What has happened is that by holding up seventh-grade sexuality as the model to be imitated, many of the boys emulate what has been expected of them. It became socially acceptable for “men” to bound from bed to bed.

With this, along came date rape, objectification of women and the decline of any real commitment in marriage. The reason abstinence education “doesn’t work” isn’t because of abstinence. It is because in every direction society is telling boys to sleep with anything that walks.

This is most decidedly what manliness is not. Despite the claims of the “adult” entertainment industry, manhood is not glorified penis-idolatry. I enjoy meat and beer as much as the next guy, but that doesn’t make me a man.

Manhood involves responsibility, taking on not only the responsibility of a job, but of raising children. Real men are directly involved in their children’s lives and don’t relegate the duties of parenting to woman.

Manhood involves being able to relate to a woman as a human person, not as a collection of a preferred set of genitalia. Real men can realize that women have intelligence and talents that are useful outside the home. They leave pornography to the boys.

They live lives with a purpose. While boys are running around looking for ways to amuse themselves, men are at the very least providing for their families.
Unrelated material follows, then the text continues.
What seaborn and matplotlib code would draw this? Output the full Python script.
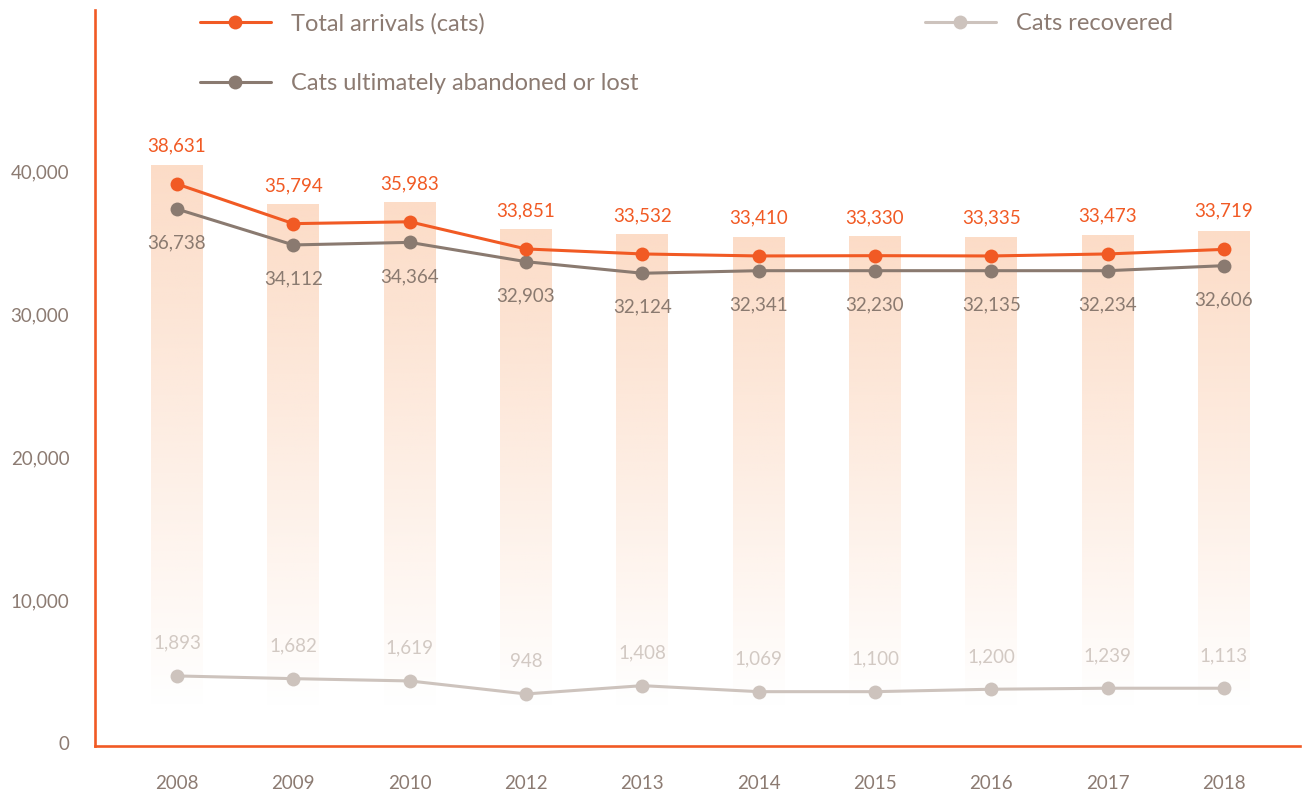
import numpy as np
import pandas as pd
import matplotlib
matplotlib.use("Agg")
import matplotlib.pyplot as plt
import seaborn as sns
from matplotlib.lines import Line2D

# values
years = ["2008", "2009", "2010", "2012", "2013", "2014", "2015", "2016", "2017", "2018"]

# printed labels
total_labels = [38631, 35794, 35983, 33851, 33532, 33410, 33330, 33335, 33473, 33719]
abandoned_labels = [36738, 34112, 34364, 32903, 32124, 32341, 32230, 32135, 32234, 32606]
recovered_labels = [1893, 1682, 1619, 948, 1408, 1069, 1100, 1200, 1239, 1113]

# heights of the marks as drawn on the axis
total_y = [39090, 36320, 36450, 34550, 34200, 34060, 34080, 34060, 34200, 34520]
abandoned_y = [37340, 34830, 35010, 33660, 32850, 33030, 33030, 33030, 33030, 33380]
recovered_y = [4690, 4500, 4340, 3430, 4010, 3590, 3590, 3760, 3830, 3830]
bar_tops = [40420, 37690, 37830, 35940, 35590, 35390, 35450, 35390, 35520, 35800]
bar_fade_to = 2500

ORANGE = "#f15a24"
TAUPE = "#8a7a70"
LIGHT = "#cdc3bd"
LIGHT_TXT = "#d2c9c3"
PEACH = "#fcdcc7"
TXT = "#8c7b72"

sns.set_style("white")
plt.rcParams["font.family"] = ["Lato", "DejaVu Sans"]

df = pd.DataFrame({
    "year": years,
    "pos": np.arange(len(years)),
    "bar": bar_tops,
    "total": total_y,
    "abandoned": abandoned_y,
    "recovered": recovered_y,
})

fig = plt.figure(figsize=(13.03, 7.98), dpi=100)
ax = fig.add_axes([95 / 1303, 52 / 798, 1205 / 1303, 736 / 798])

sns.barplot(data=df, x="year", y="bar", color=PEACH, width=0.445, ax=ax)

# gradient fill for each bar: solid at the top, fading out near the bottom
rgb = matplotlib.colors.to_rgb(PEACH)
for patch in ax.patches:
    x0 = patch.get_x()
    w = patch.get_width()
    top = patch.get_height()
    n = 256
    v = np.linspace(0, top, n)[:, None]
    alpha = np.clip((v - bar_fade_to) / (top - bar_fade_to), 0, 1)
    img = np.zeros((n, 1, 4))
    img[..., 0], img[..., 1], img[..., 2] = rgb
    img[..., 3] = alpha
    im = ax.imshow(img, extent=[x0, x0 + w, 0, top], origin="lower",
                   aspect="auto", zorder=1)
    im.set_clip_path(patch)
    patch.set_facecolor("none")
    patch.set_edgecolor("none")

sns.lineplot(data=df, x="pos", y="recovered", color=LIGHT, lw=2.2, marker="o",
             markersize=10, markeredgewidth=0, ax=ax, zorder=3)
sns.lineplot(data=df, x="pos", y="abandoned", color=TAUPE, lw=2.2, marker="o",
             markersize=10, markeredgewidth=0, ax=ax, zorder=4)
sns.lineplot(data=df, x="pos", y="total", color=ORANGE, lw=2.2, marker="o",
             markersize=10, markeredgewidth=0, ax=ax, zorder=5)

fs = 13.5
for i in range(len(years)):
    ax.annotate(f"{total_labels[i]:,}", (i, total_y[i]), xytext=(0, 27.5),
                textcoords="offset points", ha="center", va="center",
                color=ORANGE, fontsize=fs)
    ax.annotate(f"{abandoned_labels[i]:,}", (i, abandoned_y[i]), xytext=(0, -24.5),
                textcoords="offset points", ha="center", va="center",
                color=TAUPE, fontsize=fs)
    ax.annotate(f"{recovered_labels[i]:,}", (i, recovered_y[i]), xytext=(0, 23.5),
                textcoords="offset points", ha="center", va="center",
                color=LIGHT_TXT, fontsize=fs)

ax.set_xlim(-0.705, 9.654)
ax.set_ylim(-210, 51260)
ax.set_yticks([0, 10000, 20000, 30000, 40000])
ax.set_yticklabels(["0", "10,000", "20,000", "30,000", "40,000"])
ax.set_xticks(range(len(years)))
ax.set_xticklabels(years)
ax.set_xlabel("")
ax.set_ylabel("")
ax.tick_params(axis="y", length=0, pad=18.5, labelsize=fs, labelcolor=TXT)
ax.tick_params(axis="x", length=0, pad=21, labelsize=fs, labelcolor=TXT)

for side in ["top", "right"]:
    ax.spines[side].set_visible(False)
for side in ["left", "bottom"]:
    ax.spines[side].set_color(ORANGE)
    ax.spines[side].set_linewidth(1.9)

def handle(c):
    return Line2D([], [], color=c, lw=2.2, marker="o", markersize=10,
                  markeredgewidth=0)

leg_kw = dict(frameon=False, fontsize=17, labelcolor=TXT, handlelength=3.0,
              handletextpad=0.85, borderpad=0, borderaxespad=0)
leg1 = fig.legend([handle(ORANGE), handle(TAUPE)],
                  ["Total arrivals (cats)", "Cats ultimately abandoned or lost"],
                  loc="upper left", bbox_to_anchor=(200 / 1303, 1 - 13 / 798),
                  labelspacing=1.65, **leg_kw)
leg2 = fig.legend([handle(LIGHT)], ["Cats recovered"],
                  loc="upper left", bbox_to_anchor=(925 / 1303, 1 - 13 / 798),
                  **leg_kw)

fig.savefig("out.png", dpi=100)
More often, they are pursuing some noble end. The Founding Fathers were men. Hugh Hefner is a boy.

They love their wives. By love, I mean completely and for reasons going far beyond sexual gratification.

They don’t view marriage as a relationship where they are recipients of benefits, but as a relationship where they invest their heart and soul into the woman they love, who in turn invests her heart and soul back.

Manhood should not be confused with boyishness and at least one day a year society seems to know the difference. Manliness is a virtue and a pillar of any good society and it is about time we stopped idolizing boyishness.